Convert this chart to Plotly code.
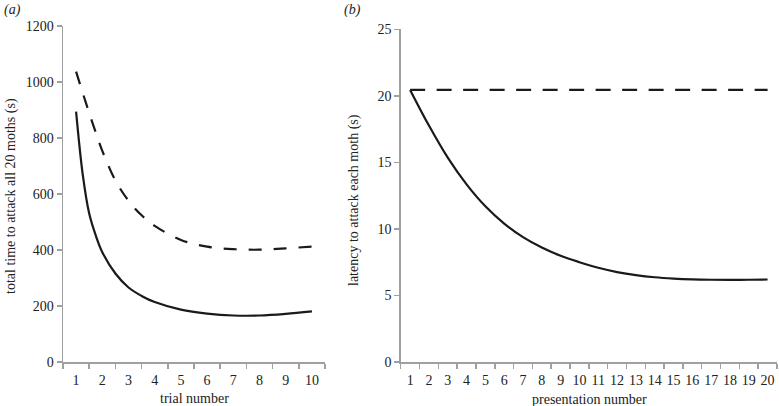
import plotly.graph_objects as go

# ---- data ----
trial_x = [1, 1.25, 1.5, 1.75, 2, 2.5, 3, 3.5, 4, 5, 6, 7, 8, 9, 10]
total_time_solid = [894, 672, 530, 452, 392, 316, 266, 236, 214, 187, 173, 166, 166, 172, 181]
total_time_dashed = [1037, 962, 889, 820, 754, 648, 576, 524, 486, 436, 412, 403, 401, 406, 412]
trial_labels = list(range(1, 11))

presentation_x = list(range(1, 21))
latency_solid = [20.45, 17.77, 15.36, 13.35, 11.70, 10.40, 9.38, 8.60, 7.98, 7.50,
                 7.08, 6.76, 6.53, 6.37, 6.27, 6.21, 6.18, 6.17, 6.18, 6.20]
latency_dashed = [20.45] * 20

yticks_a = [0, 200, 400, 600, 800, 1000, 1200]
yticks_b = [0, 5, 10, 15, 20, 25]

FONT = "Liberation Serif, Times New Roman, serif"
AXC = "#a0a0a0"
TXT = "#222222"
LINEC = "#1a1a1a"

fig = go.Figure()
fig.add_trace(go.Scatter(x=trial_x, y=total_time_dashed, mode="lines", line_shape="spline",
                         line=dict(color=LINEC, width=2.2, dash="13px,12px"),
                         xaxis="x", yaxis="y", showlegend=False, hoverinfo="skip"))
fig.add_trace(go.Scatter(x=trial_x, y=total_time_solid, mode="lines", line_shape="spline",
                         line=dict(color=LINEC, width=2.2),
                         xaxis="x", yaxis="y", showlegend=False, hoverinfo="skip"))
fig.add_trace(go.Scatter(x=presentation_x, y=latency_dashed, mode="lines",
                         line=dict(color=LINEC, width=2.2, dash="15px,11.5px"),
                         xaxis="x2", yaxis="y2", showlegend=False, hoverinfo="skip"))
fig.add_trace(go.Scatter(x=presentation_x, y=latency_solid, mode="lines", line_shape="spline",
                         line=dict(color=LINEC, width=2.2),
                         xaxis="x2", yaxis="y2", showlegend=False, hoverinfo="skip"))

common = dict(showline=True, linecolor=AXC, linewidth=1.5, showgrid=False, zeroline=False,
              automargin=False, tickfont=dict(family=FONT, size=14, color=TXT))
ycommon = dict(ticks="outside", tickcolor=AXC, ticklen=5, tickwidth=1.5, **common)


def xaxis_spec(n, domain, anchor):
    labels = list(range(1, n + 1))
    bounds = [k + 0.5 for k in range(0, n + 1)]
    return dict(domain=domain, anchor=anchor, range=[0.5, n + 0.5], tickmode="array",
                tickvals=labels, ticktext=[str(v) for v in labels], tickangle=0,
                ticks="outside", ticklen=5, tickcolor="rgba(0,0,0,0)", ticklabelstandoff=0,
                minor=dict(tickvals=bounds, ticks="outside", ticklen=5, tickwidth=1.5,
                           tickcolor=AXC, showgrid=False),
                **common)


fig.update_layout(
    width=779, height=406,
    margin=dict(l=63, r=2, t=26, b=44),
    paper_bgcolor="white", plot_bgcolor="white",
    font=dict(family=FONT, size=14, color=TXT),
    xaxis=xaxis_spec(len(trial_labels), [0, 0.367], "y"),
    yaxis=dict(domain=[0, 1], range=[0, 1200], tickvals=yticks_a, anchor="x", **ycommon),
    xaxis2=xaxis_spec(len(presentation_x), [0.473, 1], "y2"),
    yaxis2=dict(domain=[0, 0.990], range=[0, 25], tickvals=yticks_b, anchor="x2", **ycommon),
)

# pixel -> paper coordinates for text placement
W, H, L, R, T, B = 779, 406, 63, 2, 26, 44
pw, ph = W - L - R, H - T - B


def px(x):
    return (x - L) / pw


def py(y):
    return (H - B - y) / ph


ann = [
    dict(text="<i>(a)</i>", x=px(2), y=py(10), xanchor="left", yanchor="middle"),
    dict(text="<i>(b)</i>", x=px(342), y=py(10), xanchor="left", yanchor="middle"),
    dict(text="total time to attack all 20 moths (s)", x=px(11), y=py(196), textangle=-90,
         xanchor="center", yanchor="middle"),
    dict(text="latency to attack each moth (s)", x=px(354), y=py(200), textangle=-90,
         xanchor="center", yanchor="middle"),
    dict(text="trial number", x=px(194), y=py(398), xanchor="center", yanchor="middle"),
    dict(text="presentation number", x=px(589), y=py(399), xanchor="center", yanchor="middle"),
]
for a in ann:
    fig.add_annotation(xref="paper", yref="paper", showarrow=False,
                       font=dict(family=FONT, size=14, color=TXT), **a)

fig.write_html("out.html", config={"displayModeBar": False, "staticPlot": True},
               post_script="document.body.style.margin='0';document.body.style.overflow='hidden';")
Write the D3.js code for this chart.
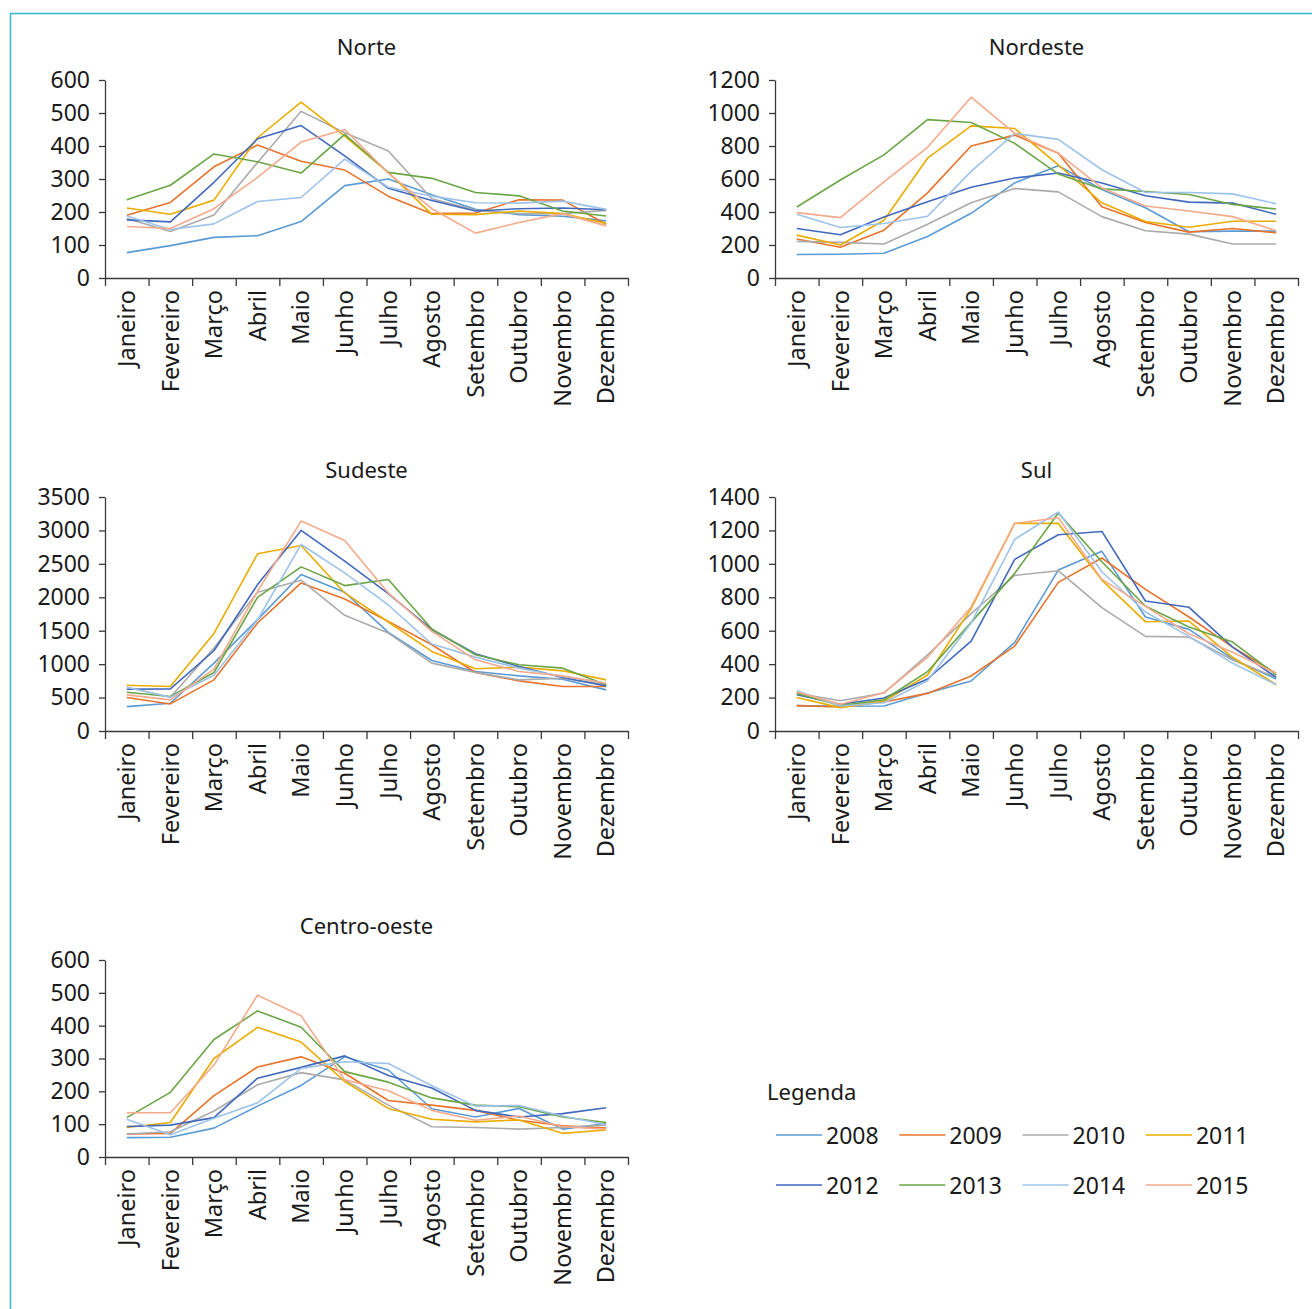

###

**THE REQUEST:** Retype the whole listing, keeping every line identical and omitting all pictures.

**EXPECTED OUTPUT:**
Convert this chart to Plotly code.
import plotly.graph_objects as go

# ---- data ----
trial_x = [1, 1.25, 1.5, 1.75, 2, 2.5, 3, 3.5, 4, 5, 6, 7, 8, 9, 10]
total_time_solid = [894, 672, 530, 452, 392, 316, 266, 236, 214, 187, 173, 166, 166, 172, 181]
total_time_dashed = [1037, 962, 889, 820, 754, 648, 576, 524, 486, 436, 412, 403, 401, 406, 412]
trial_labels = list(range(1, 11))

presentation_x = list(range(1, 21))
latency_solid = [20.45, 17.77, 15.36, 13.35, 11.70, 10.40, 9.38, 8.60, 7.98, 7.50,
                 7.08, 6.76, 6.53, 6.37, 6.27, 6.21, 6.18, 6.17, 6.18, 6.20]
latency_dashed = [20.45] * 20

yticks_a = [0, 200, 400, 600, 800, 1000, 1200]
yticks_b = [0, 5, 10, 15, 20, 25]

FONT = "Liberation Serif, Times New Roman, serif"
AXC = "#a0a0a0"
TXT = "#222222"
LINEC = "#1a1a1a"

fig = go.Figure()
fig.add_trace(go.Scatter(x=trial_x, y=total_time_dashed, mode="lines", line_shape="spline",
                         line=dict(color=LINEC, width=2.2, dash="13px,12px"),
                         xaxis="x", yaxis="y", showlegend=False, hoverinfo="skip"))
fig.add_trace(go.Scatter(x=trial_x, y=total_time_solid, mode="lines", line_shape="spline",
                         line=dict(color=LINEC, width=2.2),
                         xaxis="x", yaxis="y", showlegend=False, hoverinfo="skip"))
fig.add_trace(go.Scatter(x=presentation_x, y=latency_dashed, mode="lines",
                         line=dict(color=LINEC, width=2.2, dash="15px,11.5px"),
                         xaxis="x2", yaxis="y2", showlegend=False, hoverinfo="skip"))
fig.add_trace(go.Scatter(x=presentation_x, y=latency_solid, mode="lines", line_shape="spline",
                         line=dict(color=LINEC, width=2.2),
                         xaxis="x2", yaxis="y2", showlegend=False, hoverinfo="skip"))

common = dict(showline=True, linecolor=AXC, linewidth=1.5, showgrid=False, zeroline=False,
              automargin=False, tickfont=dict(family=FONT, size=14, color=TXT))
ycommon = dict(ticks="outside", tickcolor=AXC, ticklen=5, tickwidth=1.5, **common)


def xaxis_spec(n, domain, anchor):
    labels = list(range(1, n + 1))
    bounds = [k + 0.5 for k in range(0, n + 1)]
    return dict(domain=domain, anchor=anchor, range=[0.5, n + 0.5], tickmode="array",
                tickvals=labels, ticktext=[str(v) for v in labels], tickangle=0,
                ticks="outside", ticklen=5, tickcolor="rgba(0,0,0,0)", ticklabelstandoff=0,
                minor=dict(tickvals=bounds, ticks="outside", ticklen=5, tickwidth=1.5,
                           tickcolor=AXC, showgrid=False),
                **common)


fig.update_layout(
    width=779, height=406,
    margin=dict(l=63, r=2, t=26, b=44),
    paper_bgcolor="white", plot_bgcolor="white",
    font=dict(family=FONT, size=14, color=TXT),
    xaxis=xaxis_spec(len(trial_labels), [0, 0.367], "y"),
    yaxis=dict(domain=[0, 1], range=[0, 1200], tickvals=yticks_a, anchor="x", **ycommon),
    xaxis2=xaxis_spec(len(presentation_x), [0.473, 1], "y2"),
    yaxis2=dict(domain=[0, 0.990], range=[0, 25], tickvals=yticks_b, anchor="x2", **ycommon),
)

# pixel -> paper coordinates for text placement
W, H, L, R, T, B = 779, 406, 63, 2, 26, 44
pw, ph = W - L - R, H - T - B


def px(x):
    return (x - L) / pw


def py(y):
    return (H - B - y) / ph


ann = [
    dict(text="<i>(a)</i>", x=px(2), y=py(10), xanchor="left", yanchor="middle"),
    dict(text="<i>(b)</i>", x=px(342), y=py(10), xanchor="left", yanchor="middle"),
    dict(text="total time to attack all 20 moths (s)", x=px(11), y=py(196), textangle=-90,
         xanchor="center", yanchor="middle"),
    dict(text="latency to attack each moth (s)", x=px(354), y=py(200), textangle=-90,
         xanchor="center", yanchor="middle"),
    dict(text="trial number", x=px(194), y=py(398), xanchor="center", yanchor="middle"),
    dict(text="presentation number", x=px(589), y=py(399), xanchor="center", yanchor="middle"),
]
for a in ann:
    fig.add_annotation(xref="paper", yref="paper", showarrow=False,
                       font=dict(family=FONT, size=14, color=TXT), **a)

fig.write_html("out.html", config={"displayModeBar": False, "staticPlot": True},
               post_script="document.body.style.margin='0';document.body.style.overflow='hidden';")
Write the D3.js code for this chart.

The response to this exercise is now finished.